Why Palm is Doomed

I bought a Palm Vx a few years ago for almost $500 - I was one of the first people in line back when I had the cash to be an early adopter. I never really got into using it as an organizer and ended up keeping it around as to read eBooks and for a 100,000 word Spanish/English dictionary. But in the past year I haven't even used it that much because the digitizer went bad and now everytime I pick it up, I have to reset the digitizer because it's always screwy. Put me up there on the list of people who think small keyboards rule.

Anyways, after my weekend looking at mobile stuff, I decided to fish out my Palm so I could use it again to play with J2ME and to read on the bus (especially on the bus home which is now at night and bus doesn't have lights). Thankfully, I found a freeware digitizer-corrector online so I could do this. Looking out on Google, digitizer problems are not at all uncommon for Palm hardware...

I've got 8 megs on this bad boy, so I've got room for some eBooks and some shareware software (almost all the software I bought for the Palm got blown away in my disk-disaster in October. Bleh.) It's okay, but it really doesn't hold a hell of a lot of books to read, especially if I use Adobe's PDF reader for the palm. The 2.5 Meg Mastering EJB in PDF became a 3.4 Meg Palm file! And the Adobe reader is slow as hell on this thing's Dragonball processor. It works, but it's definitely time to start looking for something better.

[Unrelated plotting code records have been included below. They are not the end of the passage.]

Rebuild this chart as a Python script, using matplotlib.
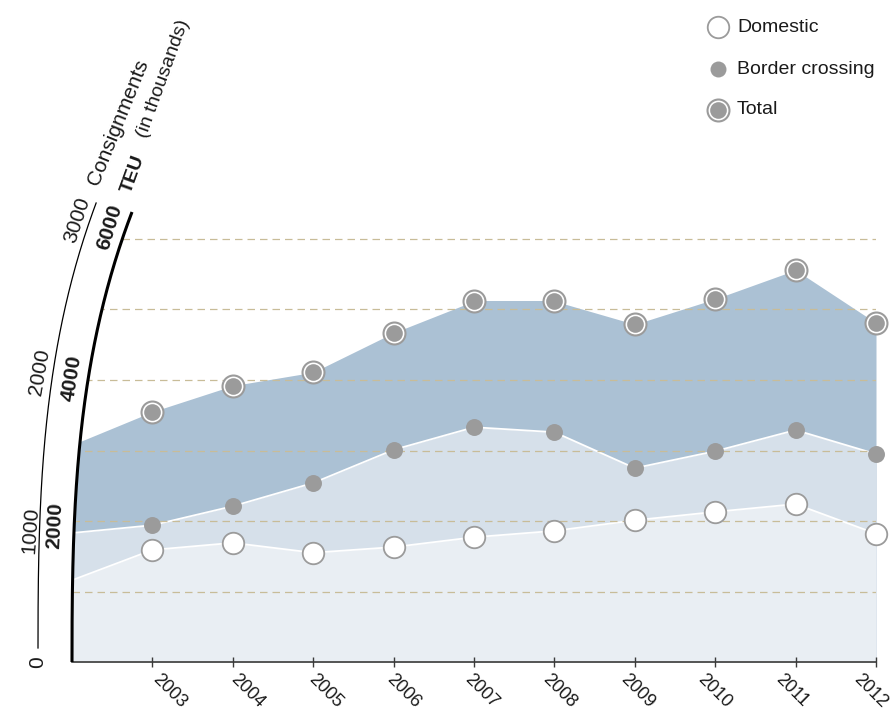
import numpy as np
import matplotlib
matplotlib.use("Agg")
import matplotlib.pyplot as plt
from matplotlib.patches import Polygon
from matplotlib.transforms import ScaledTranslation

plt.rcParams["font.family"] = ["Liberation Sans", "DejaVu Sans"]

# values, TEU scale
years = [2003, 2004, 2005, 2006, 2007, 2008, 2009, 2010, 2011, 2012]
domestic = [1590, 1690, 1550, 1630, 1770, 1860, 2010, 2130, 2240, 1820]
border = [1940, 2210, 2540, 3010, 3330, 3260, 2750, 2990, 3290, 2950]
total = [3550, 3920, 4110, 4670, 5120, 5120, 4790, 5150, 5560, 4810]

# the shaded layers start one year earlier, at the left axis
area_years = [2002] + years
domestic_area = [1160] + domestic
border_area = [1830] + border
total_area = [3080] + total

grid_levels = [1000, 2000, 3000, 4000, 5000, 6000]
teu_labels = ["2000", "4000", "6000"]
consign_labels = ["0", "1000", "2000", "3000"]
legend_labels = ["Domestic", "Border crossing", "Total"]

GRAY = "#9b9b9b"
LIGHT, MID, DARK = "#e9eef3", "#d6e0ea", "#abc1d4"
GRID = "#c8bc98"
INK = "#1a1a1a"

W, H = 895, 711
X0, X1, Y0 = 72, 876, 662      # pixel frame of the plot
PX_PER_UNIT = 0.0705
YMAX = 6500

fig = plt.figure(figsize=(W / 100, H / 100), dpi=100)
ax = fig.add_axes([X0 / W, (H - Y0) / H, (X1 - X0) / W, YMAX * PX_PER_UNIT / H])
ax.set_xlim(2002, 2012)
ax.set_ylim(0, YMAX)
ax.patch.set_alpha(0)

# overlay in pixel coordinates for the curved axes and the legend
ov = fig.add_axes([0, 0, 1, 1])
ov.set_xlim(0, W)
ov.set_ylim(H, 0)
ov.axis("off")


def bend(t):
    return 4.03e-5 * t ** 2 + 5.69e-7 * t ** 3


t = np.linspace(0, 450, 200)
thick_x, thick_y = X0 + bend(t), Y0 - t
t2 = np.linspace(0, 445, 200)
thin_x, thin_y = 38 + bend(t2), 648 - t2

clip = Polygon(list(zip(thick_x, thick_y)) + [(W, 212), (W, 700), (X0, 700)],
               closed=True, transform=ov.transData)

# shaded layers
for vals, col in [(total_area, DARK), (border_area, MID), (domestic_area, LIGHT)]:
    f = ax.fill_between(area_years, 0, vals, color=col, lw=0, zorder=1)
    f.set_clip_path(clip)
for vals in (border_area, domestic_area):
    ln, = ax.plot(area_years, vals, color="white", lw=1.3, zorder=2)
    ln.set_clip_path(clip)

g = ax.hlines(grid_levels, 2002, 2012, colors=GRID, lw=0.9,
              linestyles=[(0, (6, 4))], zorder=3)
g.set_clip_path(clip)

# markers
ax.plot(years, domestic, "o", ms=15.5, mfc="white", mec=GRAY, mew=1.3,
        ls="none", zorder=5, clip_on=False)
ax.plot(years, border, "o", ms=12.2, mfc=GRAY, mec="none",
        ls="none", zorder=5, clip_on=False)
ax.plot(years, total, "o", ms=15.8, mfc="white", mec=GRAY, mew=1.5,
        ls="none", zorder=5, clip_on=False)
ax.plot(years, total, "o", ms=12, mfc=GRAY, mec="none",
        ls="none", zorder=6, clip_on=False)

for s in ("left", "right", "top"):
    ax.spines[s].set_visible(False)
ax.spines["bottom"].set_color("#3a3a3a")
ax.spines["bottom"].set_linewidth(1.2)
ax.set_yticks([])
ax.set_xticks(years)
ax.set_xticklabels([str(y) for y in years], rotation=-45, ha="left", va="top",
                   fontsize=13, color=INK)
ax.tick_params(axis="x", direction="inout", length=7, width=1,
               color="#3a3a3a", pad=3)
# year labels drift slightly left of their ticks towards the right end
for i, lab in enumerate(ax.get_xticklabels()):
    lab.set_transform(lab.get_transform()
                      + ScaledTranslation((-3 - 2.5 * i) / 100, 0, fig.dpi_scale_trans))

# curved axes
ov.plot(thick_x, thick_y, color="black", lw=2.2, solid_capstyle="butt")
ov.plot(thin_x, thin_y, color="black", lw=0.9)

for s, (x, y, r) in zip(consign_labels, [(38, 662, 90), (31, 530, 86),
                                         (40, 372, 80), (77, 220, 72)]):
    ov.text(x, y, s, rotation=r, ha="center", va="center", rotation_mode="anchor",
            fontsize=15, color=INK)
for s, (x, y, r) in zip(teu_labels, [(55, 525, 87), (72, 378, 81), (110, 227, 73)]):
    ov.text(x, y, s, rotation=r, ha="center", va="center", rotation_mode="anchor",
            fontsize=15, fontweight="bold", color=INK)
ov.text(133, 174, "TEU", rotation=70, ha="center", va="center",
        rotation_mode="anchor", fontsize=14, fontweight="bold", color=INK)
ov.text(118, 122, "Consignments", rotation=68, ha="center", va="center",
        rotation_mode="anchor", fontsize=15, color=INK)
ov.text(163, 79, "(in thousands)", rotation=70, ha="center", va="center",
        rotation_mode="anchor", fontsize=14, color=INK)

# legend
ov.plot(718, 27, "o", ms=15.5, mfc="white", mec=GRAY, mew=1.3)
ov.plot(718, 69, "o", ms=11.5, mfc=GRAY, mec="none")
ov.plot(718, 110, "o", ms=15.8, mfc="white", mec=GRAY, mew=1.5)
ov.plot(718, 110, "o", ms=12, mfc=GRAY, mec="none")
for s, y in zip(legend_labels, [27, 69, 110]):
    ov.text(737, y, s, ha="left", va="center", fontsize=14, color=INK)

fig.savefig("out.png", dpi=100)
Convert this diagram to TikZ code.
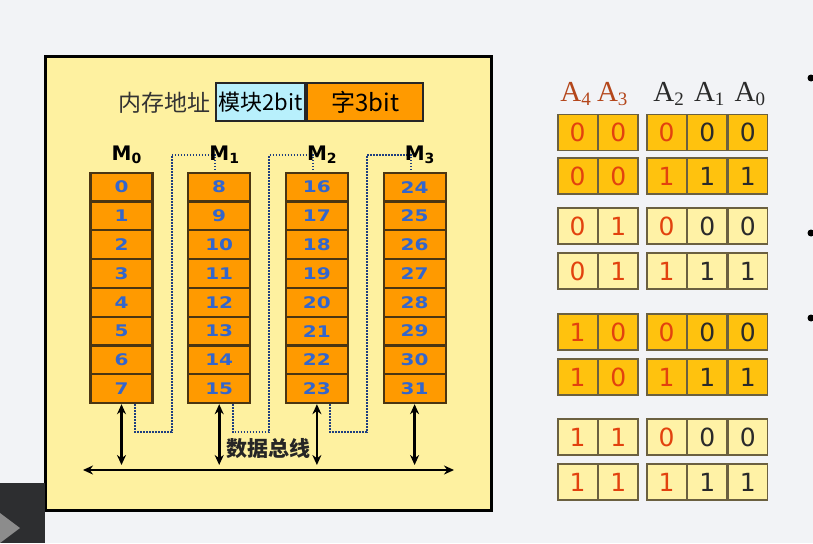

One would think that I'd be able to just replace the Palm with a new one, and because of Moore's law, I'd be able to get something 2 times as powerful and 1/3rd the price. But you know what? That's not the case. This is what reminded me why I think the Palm is heading for the scrapheap, and quickly.

Last winter, in addition to Symbian, I also started exploring doing development for the Palm platform. Palm is actually a lot easier to do development for because there are more tools out there, there's real emulators and you can do your development using just plain C code instead of C++. And last year, Handspring launched their Treo and I thought it might be a sign of good things to come and started thinking seriously about the PalmOS. But it didn't last for long. After reading about their plans for PalmOS 5 and the ARM processor, I decided that these guys are doomed. They SEEM like they have all the right things going for them. They have a lead in PDAs, they bought the BeOS and have several high-profile licensees like Sony. But it's all crap. Palm doesn't know how to execute. And now, almost a year later, I'm being proved correct in my decision not to target the platform.

Last night, I checked out Palm's website to reaquaint myself with their offerings and found a page on one of their newest devices, the Zire. It is sooooo sad. A 16Mhz Dragonball processor and 2 megs of RAM. Whaaat?!? Is this 1996??? In contrast to this, Dell just announced their new PDA, the Axim X5, which will cost $199 and have a 300Mhz XScale processor, 64 Megs of Ram, multimedia, slots, etc. etc. The difference is amazing. Dell is braving a new market with an innovative product and Palm is just pumping out more and more high-priced crap to the market with little or no innovation at all. Even if you compare the Axim to the Palm m130 which is a similarly priced device from Palm, there's no contest. Personally, I think Palm is doomed (though they don't seem to think so obviously).

Palm missed so many opportunities in the past several years... I don't understand why the PalmOS isn't on every mobile phone out there. It's a perfect fit. Even if the U.S. is more data centric than Europe (I got that from a RegisterUK article) they still should have been reading the writing on the wall. You can't compare mobile phone sales to PDAs... phones just blow the out of the water. The Nokia 9200 Communicator is the best selling PDA in Europe, but as a mobile phone, it's sales numbers are laughable. Palm should have seen this.

Palm lost the opportunity to kick ass on the low-power processor phones and they didn't do any development on the high-powered PDAs and now their lunch is getting eaten by Symbian on the low end and Microsoft (ugh) and Linux on the high end. Amazingly dumb and it doesn't look like they're doing anything to improve the situation. It's sad.

That's all. I'm saving up for a Nokia 7650 or a Sharp now. No more Palms for me.